**WHAT IS ASKED:** Copy out exactly the lines spanning the line with "Convert this chart to matplotlib code." to the line with "scienze = [None, 499, 526, 521]", inclusive, from the data underneath, with no pictures.

-- START OF EXERCISE MATERIALS --

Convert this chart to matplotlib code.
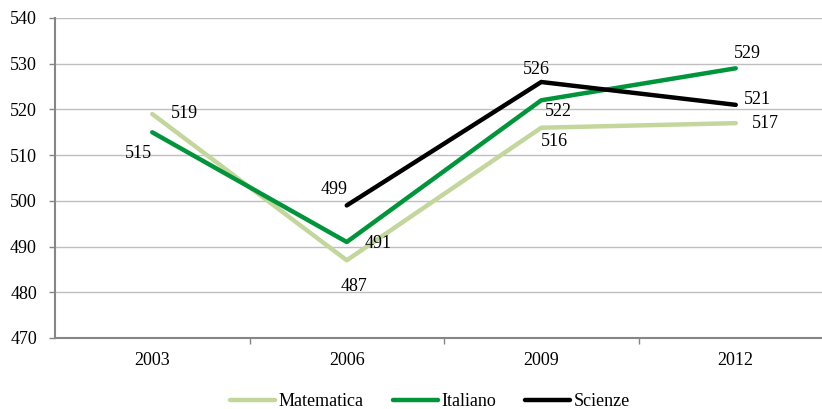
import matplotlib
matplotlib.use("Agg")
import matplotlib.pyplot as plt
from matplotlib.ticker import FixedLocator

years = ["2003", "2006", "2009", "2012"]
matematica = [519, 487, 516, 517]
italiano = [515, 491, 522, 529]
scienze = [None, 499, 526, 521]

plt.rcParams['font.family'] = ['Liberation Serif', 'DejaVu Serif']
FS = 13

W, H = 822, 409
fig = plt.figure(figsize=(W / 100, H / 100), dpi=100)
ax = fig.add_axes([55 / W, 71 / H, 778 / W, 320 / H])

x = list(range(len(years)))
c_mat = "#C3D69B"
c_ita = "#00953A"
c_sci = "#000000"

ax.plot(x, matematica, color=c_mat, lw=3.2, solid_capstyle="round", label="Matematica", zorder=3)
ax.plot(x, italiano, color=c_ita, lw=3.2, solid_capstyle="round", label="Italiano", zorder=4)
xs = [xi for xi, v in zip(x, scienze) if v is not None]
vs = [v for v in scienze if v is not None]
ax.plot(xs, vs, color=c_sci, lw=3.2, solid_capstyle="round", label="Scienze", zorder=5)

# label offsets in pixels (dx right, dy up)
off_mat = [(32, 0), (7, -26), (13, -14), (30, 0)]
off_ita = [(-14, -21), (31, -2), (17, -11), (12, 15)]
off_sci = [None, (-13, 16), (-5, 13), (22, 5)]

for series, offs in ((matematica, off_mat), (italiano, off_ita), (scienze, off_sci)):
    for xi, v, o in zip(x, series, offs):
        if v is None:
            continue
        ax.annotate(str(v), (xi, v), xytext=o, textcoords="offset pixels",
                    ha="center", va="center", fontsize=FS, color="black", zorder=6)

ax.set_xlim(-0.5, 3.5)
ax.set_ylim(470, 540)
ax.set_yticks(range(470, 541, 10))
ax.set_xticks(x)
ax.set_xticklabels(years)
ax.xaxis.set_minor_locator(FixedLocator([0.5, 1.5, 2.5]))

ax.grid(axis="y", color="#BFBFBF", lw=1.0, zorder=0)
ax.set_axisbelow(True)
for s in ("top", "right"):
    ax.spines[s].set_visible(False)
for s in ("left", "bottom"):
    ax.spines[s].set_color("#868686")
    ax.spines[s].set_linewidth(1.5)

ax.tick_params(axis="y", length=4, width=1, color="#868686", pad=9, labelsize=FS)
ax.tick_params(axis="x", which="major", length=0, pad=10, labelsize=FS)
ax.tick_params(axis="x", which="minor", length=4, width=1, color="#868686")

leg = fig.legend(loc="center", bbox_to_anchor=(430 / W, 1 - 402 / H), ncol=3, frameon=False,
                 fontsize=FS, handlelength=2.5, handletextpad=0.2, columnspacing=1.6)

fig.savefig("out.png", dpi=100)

-- END OF EXERCISE MATERIALS --
-- START OF EXERCISE MATERIALS --

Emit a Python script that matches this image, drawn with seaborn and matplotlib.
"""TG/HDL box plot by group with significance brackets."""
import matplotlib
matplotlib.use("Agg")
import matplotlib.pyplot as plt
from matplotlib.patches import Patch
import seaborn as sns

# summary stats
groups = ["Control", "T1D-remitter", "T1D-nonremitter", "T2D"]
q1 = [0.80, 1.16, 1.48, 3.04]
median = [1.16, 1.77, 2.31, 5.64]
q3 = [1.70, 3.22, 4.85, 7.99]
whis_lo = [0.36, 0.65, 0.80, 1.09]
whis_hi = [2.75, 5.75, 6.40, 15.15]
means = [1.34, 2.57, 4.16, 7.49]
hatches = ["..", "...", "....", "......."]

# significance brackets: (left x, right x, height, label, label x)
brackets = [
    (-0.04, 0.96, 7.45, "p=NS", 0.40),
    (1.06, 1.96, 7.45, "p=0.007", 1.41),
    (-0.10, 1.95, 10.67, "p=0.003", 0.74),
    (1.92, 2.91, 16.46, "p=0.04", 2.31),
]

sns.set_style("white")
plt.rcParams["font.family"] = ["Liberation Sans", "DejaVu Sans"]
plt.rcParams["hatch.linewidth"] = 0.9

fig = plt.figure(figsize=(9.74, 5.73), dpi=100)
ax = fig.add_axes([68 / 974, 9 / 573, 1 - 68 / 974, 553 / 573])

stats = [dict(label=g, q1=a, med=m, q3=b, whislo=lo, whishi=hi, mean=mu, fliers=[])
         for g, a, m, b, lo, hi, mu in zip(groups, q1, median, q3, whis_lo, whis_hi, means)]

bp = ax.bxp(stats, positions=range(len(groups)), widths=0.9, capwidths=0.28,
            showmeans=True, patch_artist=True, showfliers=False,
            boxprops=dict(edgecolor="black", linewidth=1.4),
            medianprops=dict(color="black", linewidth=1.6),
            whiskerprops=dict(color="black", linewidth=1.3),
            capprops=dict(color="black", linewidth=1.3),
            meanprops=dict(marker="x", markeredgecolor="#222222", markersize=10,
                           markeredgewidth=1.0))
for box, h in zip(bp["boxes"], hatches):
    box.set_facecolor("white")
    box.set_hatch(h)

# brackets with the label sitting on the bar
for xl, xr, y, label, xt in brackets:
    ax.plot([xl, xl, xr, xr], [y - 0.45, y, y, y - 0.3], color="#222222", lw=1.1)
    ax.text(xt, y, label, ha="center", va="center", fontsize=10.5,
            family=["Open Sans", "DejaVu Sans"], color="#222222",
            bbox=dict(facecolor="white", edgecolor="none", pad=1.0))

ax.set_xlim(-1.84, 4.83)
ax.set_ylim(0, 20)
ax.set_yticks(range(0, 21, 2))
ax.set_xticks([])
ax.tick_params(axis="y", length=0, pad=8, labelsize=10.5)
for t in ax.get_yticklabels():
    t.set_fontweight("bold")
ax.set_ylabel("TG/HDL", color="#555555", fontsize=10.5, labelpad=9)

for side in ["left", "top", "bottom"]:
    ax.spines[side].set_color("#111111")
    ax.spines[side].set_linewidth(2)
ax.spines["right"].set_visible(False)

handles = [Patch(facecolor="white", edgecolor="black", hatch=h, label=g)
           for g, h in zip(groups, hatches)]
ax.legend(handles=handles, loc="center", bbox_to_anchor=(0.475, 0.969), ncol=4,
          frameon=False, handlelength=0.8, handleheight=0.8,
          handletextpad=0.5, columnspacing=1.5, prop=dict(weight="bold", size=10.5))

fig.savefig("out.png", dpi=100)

-- END OF EXERCISE MATERIALS --

**SOLUTION TO THIS PROBLEM:**
Convert this chart to matplotlib code.
import matplotlib
matplotlib.use("Agg")
import matplotlib.pyplot as plt
from matplotlib.ticker import FixedLocator

years = ["2003", "2006", "2009", "2012"]
matematica = [519, 487, 516, 517]
italiano = [515, 491, 522, 529]
scienze = [None, 499, 526, 521]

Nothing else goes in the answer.